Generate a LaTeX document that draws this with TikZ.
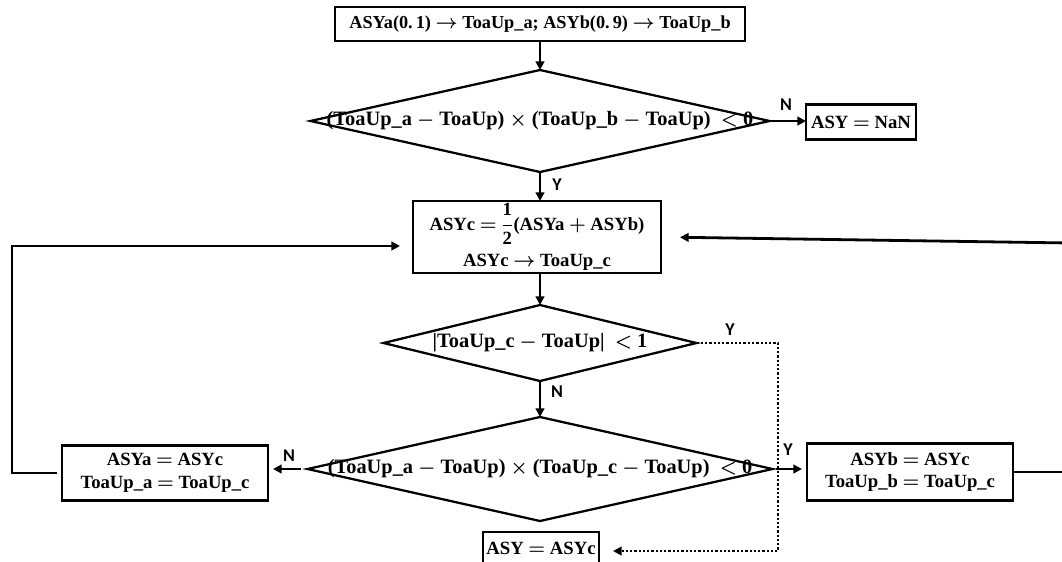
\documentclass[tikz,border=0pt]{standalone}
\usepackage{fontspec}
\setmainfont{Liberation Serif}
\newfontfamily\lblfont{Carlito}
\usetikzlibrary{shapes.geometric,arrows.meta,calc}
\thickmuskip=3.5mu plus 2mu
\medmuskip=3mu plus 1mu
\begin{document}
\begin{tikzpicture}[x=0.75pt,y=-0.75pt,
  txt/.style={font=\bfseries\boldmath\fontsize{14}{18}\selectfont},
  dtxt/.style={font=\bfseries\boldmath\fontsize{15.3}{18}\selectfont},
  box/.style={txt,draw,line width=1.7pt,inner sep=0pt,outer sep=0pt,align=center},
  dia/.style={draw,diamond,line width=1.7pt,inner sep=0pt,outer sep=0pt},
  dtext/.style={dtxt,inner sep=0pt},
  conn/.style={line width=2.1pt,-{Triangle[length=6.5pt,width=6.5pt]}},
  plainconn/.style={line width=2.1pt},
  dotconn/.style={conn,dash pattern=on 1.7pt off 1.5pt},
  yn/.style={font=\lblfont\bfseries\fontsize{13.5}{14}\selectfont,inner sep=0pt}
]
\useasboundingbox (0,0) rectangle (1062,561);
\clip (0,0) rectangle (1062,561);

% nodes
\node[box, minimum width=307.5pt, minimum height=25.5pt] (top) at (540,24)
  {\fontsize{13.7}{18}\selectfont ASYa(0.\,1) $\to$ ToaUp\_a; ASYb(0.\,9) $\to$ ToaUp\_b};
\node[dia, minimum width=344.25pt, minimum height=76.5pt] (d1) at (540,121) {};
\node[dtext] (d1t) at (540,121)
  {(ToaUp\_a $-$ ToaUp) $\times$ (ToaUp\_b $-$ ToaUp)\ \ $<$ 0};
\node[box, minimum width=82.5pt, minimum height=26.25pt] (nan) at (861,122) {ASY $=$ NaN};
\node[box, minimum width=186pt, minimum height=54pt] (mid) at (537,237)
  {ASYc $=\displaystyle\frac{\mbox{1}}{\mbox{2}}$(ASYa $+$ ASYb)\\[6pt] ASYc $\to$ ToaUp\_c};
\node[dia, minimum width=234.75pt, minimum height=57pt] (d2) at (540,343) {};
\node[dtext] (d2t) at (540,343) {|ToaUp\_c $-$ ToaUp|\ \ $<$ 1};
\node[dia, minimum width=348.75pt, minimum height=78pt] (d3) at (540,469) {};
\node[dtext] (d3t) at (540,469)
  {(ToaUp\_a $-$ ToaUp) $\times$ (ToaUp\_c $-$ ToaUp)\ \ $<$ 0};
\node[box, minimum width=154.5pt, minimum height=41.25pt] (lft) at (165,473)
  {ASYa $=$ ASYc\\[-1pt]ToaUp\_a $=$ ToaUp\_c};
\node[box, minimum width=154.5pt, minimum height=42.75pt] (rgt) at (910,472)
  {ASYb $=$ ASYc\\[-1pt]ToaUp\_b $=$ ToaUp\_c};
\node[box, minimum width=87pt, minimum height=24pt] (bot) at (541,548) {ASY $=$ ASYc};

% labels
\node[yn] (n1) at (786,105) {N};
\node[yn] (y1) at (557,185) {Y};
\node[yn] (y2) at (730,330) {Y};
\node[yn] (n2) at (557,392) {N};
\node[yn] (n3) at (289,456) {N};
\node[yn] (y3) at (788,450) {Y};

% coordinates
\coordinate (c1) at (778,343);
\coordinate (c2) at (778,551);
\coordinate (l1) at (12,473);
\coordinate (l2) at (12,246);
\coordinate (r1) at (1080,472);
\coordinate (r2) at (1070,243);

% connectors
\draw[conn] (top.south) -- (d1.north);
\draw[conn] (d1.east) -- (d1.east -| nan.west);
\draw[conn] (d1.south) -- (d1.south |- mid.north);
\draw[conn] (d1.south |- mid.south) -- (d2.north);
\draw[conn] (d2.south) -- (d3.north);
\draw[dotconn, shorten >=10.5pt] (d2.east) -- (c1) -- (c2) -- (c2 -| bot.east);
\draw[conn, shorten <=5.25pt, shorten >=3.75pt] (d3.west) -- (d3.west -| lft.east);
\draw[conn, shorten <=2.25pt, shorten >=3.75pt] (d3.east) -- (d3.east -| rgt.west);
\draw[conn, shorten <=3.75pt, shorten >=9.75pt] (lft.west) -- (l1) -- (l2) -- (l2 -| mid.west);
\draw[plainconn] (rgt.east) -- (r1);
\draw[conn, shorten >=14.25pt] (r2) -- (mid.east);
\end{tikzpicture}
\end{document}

- - -

> [Task]: Restate the data above word for word. Do not include the images.

> [Finished exercise]:
Generate a LaTeX document that draws this with TikZ.
\documentclass[tikz,border=0pt]{standalone}
\usepackage{fontspec}
\setmainfont{Liberation Serif}
\newfontfamily\lblfont{Carlito}
\usetikzlibrary{shapes.geometric,arrows.meta,calc}
\thickmuskip=3.5mu plus 2mu
\medmuskip=3mu plus 1mu
\begin{document}
\begin{tikzpicture}[x=0.75pt,y=-0.75pt,
  txt/.style={font=\bfseries\boldmath\fontsize{14}{18}\selectfont},
  dtxt/.style={font=\bfseries\boldmath\fontsize{15.3}{18}\selectfont},
  box/.style={txt,draw,line width=1.7pt,inner sep=0pt,outer sep=0pt,align=center},
  dia/.style={draw,diamond,line width=1.7pt,inner sep=0pt,outer sep=0pt},
  dtext/.style={dtxt,inner sep=0pt},
  conn/.style={line width=2.1pt,-{Triangle[length=6.5pt,width=6.5pt]}},
  plainconn/.style={line width=2.1pt},
  dotconn/.style={conn,dash pattern=on 1.7pt off 1.5pt},
  yn/.style={font=\lblfont\bfseries\fontsize{13.5}{14}\selectfont,inner sep=0pt}
]
\useasboundingbox (0,0) rectangle (1062,561);
\clip (0,0) rectangle (1062,561);

% nodes
\node[box, minimum width=307.5pt, minimum height=25.5pt] (top) at (540,24)
  {\fontsize{13.7}{18}\selectfont ASYa(0.\,1) $\to$ ToaUp\_a; ASYb(0.\,9) $\to$ ToaUp\_b};
\node[dia, minimum width=344.25pt, minimum height=76.5pt] (d1) at (540,121) {};
\node[dtext] (d1t) at (540,121)
  {(ToaUp\_a $-$ ToaUp) $\times$ (ToaUp\_b $-$ ToaUp)\ \ $<$ 0};
\node[box, minimum width=82.5pt, minimum height=26.25pt] (nan) at (861,122) {ASY $=$ NaN};
\node[box, minimum width=186pt, minimum height=54pt] (mid) at (537,237)
  {ASYc $=\displaystyle\frac{\mbox{1}}{\mbox{2}}$(ASYa $+$ ASYb)\\[6pt] ASYc $\to$ ToaUp\_c};
\node[dia, minimum width=234.75pt, minimum height=57pt] (d2) at (540,343) {};
\node[dtext] (d2t) at (540,343) {|ToaUp\_c $-$ ToaUp|\ \ $<$ 1};
\node[dia, minimum width=348.75pt, minimum height=78pt] (d3) at (540,469) {};
\node[dtext] (d3t) at (540,469)
  {(ToaUp\_a $-$ ToaUp) $\times$ (ToaUp\_c $-$ ToaUp)\ \ $<$ 0};
\node[box, minimum width=154.5pt, minimum height=41.25pt] (lft) at (165,473)
  {ASYa $=$ ASYc\\[-1pt]ToaUp\_a $=$ ToaUp\_c};
\node[box, minimum width=154.5pt, minimum height=42.75pt] (rgt) at (910,472)
  {ASYb $=$ ASYc\\[-1pt]ToaUp\_b $=$ ToaUp\_c};
\node[box, minimum width=87pt, minimum height=24pt] (bot) at (541,548) {ASY $=$ ASYc};

% labels
\node[yn] (n1) at (786,105) {N};
\node[yn] (y1) at (557,185) {Y};
\node[yn] (y2) at (730,330) {Y};
\node[yn] (n2) at (557,392) {N};
\node[yn] (n3) at (289,456) {N};
\node[yn] (y3) at (788,450) {Y};

% coordinates
\coordinate (c1) at (778,343);
\coordinate (c2) at (778,551);
\coordinate (l1) at (12,473);
\coordinate (l2) at (12,246);
\coordinate (r1) at (1080,472);
\coordinate (r2) at (1070,243);

% connectors
\draw[conn] (top.south) -- (d1.north);
\draw[conn] (d1.east) -- (d1.east -| nan.west);
\draw[conn] (d1.south) -- (d1.south |- mid.north);
\draw[conn] (d1.south |- mid.south) -- (d2.north);
\draw[conn] (d2.south) -- (d3.north);
\draw[dotconn, shorten >=10.5pt] (d2.east) -- (c1) -- (c2) -- (c2 -| bot.east);
\draw[conn, shorten <=5.25pt, shorten >=3.75pt] (d3.west) -- (d3.west -| lft.east);
\draw[conn, shorten <=2.25pt, shorten >=3.75pt] (d3.east) -- (d3.east -| rgt.west);
\draw[conn, shorten <=3.75pt, shorten >=9.75pt] (lft.west) -- (l1) -- (l2) -- (l2 -| mid.west);
\draw[plainconn] (rgt.east) -- (r1);
\draw[conn, shorten >=14.25pt] (r2) -- (mid.east);
\end{tikzpicture}
\end{document}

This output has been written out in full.